** Start of Dataset excerpt **

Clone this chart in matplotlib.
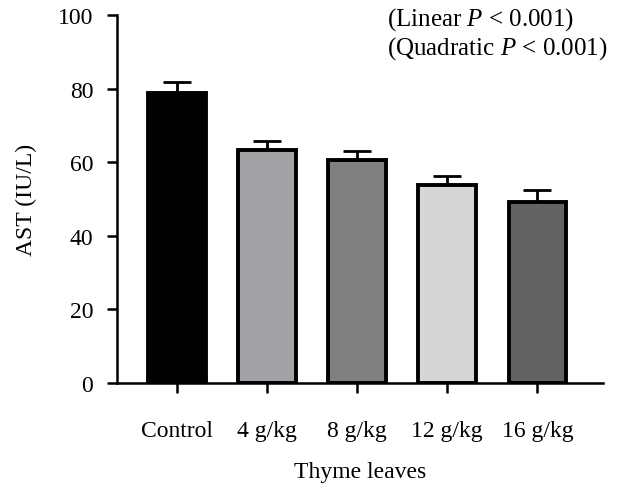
import matplotlib
matplotlib.use("Agg")
import matplotlib.pyplot as plt
import numpy as np

categories = ["Control", "4 g/kg", "8 g/kg", "12 g/kg", "16 g/kg"]
values = [78.8, 63.4, 60.7, 53.8, 49.3]
errors = [2.9, 2.4, 2.3, 2.5, 3.2]
colors = ["#000000", "#a3a2a6", "#808080", "#d6d6d6", "#636363"]
yticks = [0, 20, 40, 60, 80, 100]

plt.rcParams['font.family'] = ['Liberation Serif', 'DejaVu Serif']
plt.rcParams['mathtext.fontset'] = 'custom'
plt.rcParams['mathtext.it'] = 'Liberation Serif:italic'
plt.rcParams['mathtext.rm'] = 'Liberation Serif'

fig = plt.figure(figsize=(6.25, 4.89), dpi=100)
ax = fig.add_axes([0.187, 0.215, 0.778, 0.752])

x = np.arange(len(categories))
ax.bar(x, values, width=0.64, color=colors, edgecolor="black", linewidth=2.8, zorder=3)
ax.errorbar(x, values, yerr=[np.zeros(len(errors)), errors], fmt="none", ecolor="black",
            elinewidth=2, capsize=10, capthick=2, zorder=2)

ax.set_xlim(-0.667, 4.73)
ax.set_ylim(0, 100)
ax.set_yticks(yticks)
ax.set_xticks(x)
ax.set_xticklabels(categories)
ax.spines["top"].set_visible(False)
ax.spines["right"].set_visible(False)
for s in ["left", "bottom"]:
    ax.spines[s].set_linewidth(1.8)
ax.tick_params(axis="both", direction="out", length=7, width=1.8, labelsize=17)
ax.tick_params(axis="y", pad=10)
ax.tick_params(axis="x", pad=20)
ax.set_ylabel("AST (IU/L)", fontsize=17, labelpad=15)
ax.set_xlabel("Thyme leaves", fontsize=17, labelpad=14)

fig.text(0.619, 1 - 20 / 489, "(Linear $P$ < 0.001)", fontsize=18, va="center", ha="left")
fig.text(0.619, 1 - 49 / 489, "(Quadratic $P$ < 0.001)", fontsize=18, va="center", ha="left")

fig.savefig("out.png", dpi=100)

** End of Dataset excerpt **

**What to produce:** Leave out any pictures and return exactly the lines from the beginning of the data through the line with "yticks = [0, 20, 40, 60, 80, 100]", inclusive.

**Written response:**
Clone this chart in matplotlib.
import matplotlib
matplotlib.use("Agg")
import matplotlib.pyplot as plt
import numpy as np

categories = ["Control", "4 g/kg", "8 g/kg", "12 g/kg", "16 g/kg"]
values = [78.8, 63.4, 60.7, 53.8, 49.3]
errors = [2.9, 2.4, 2.3, 2.5, 3.2]
colors = ["#000000", "#a3a2a6", "#808080", "#d6d6d6", "#636363"]
yticks = [0, 20, 40, 60, 80, 100]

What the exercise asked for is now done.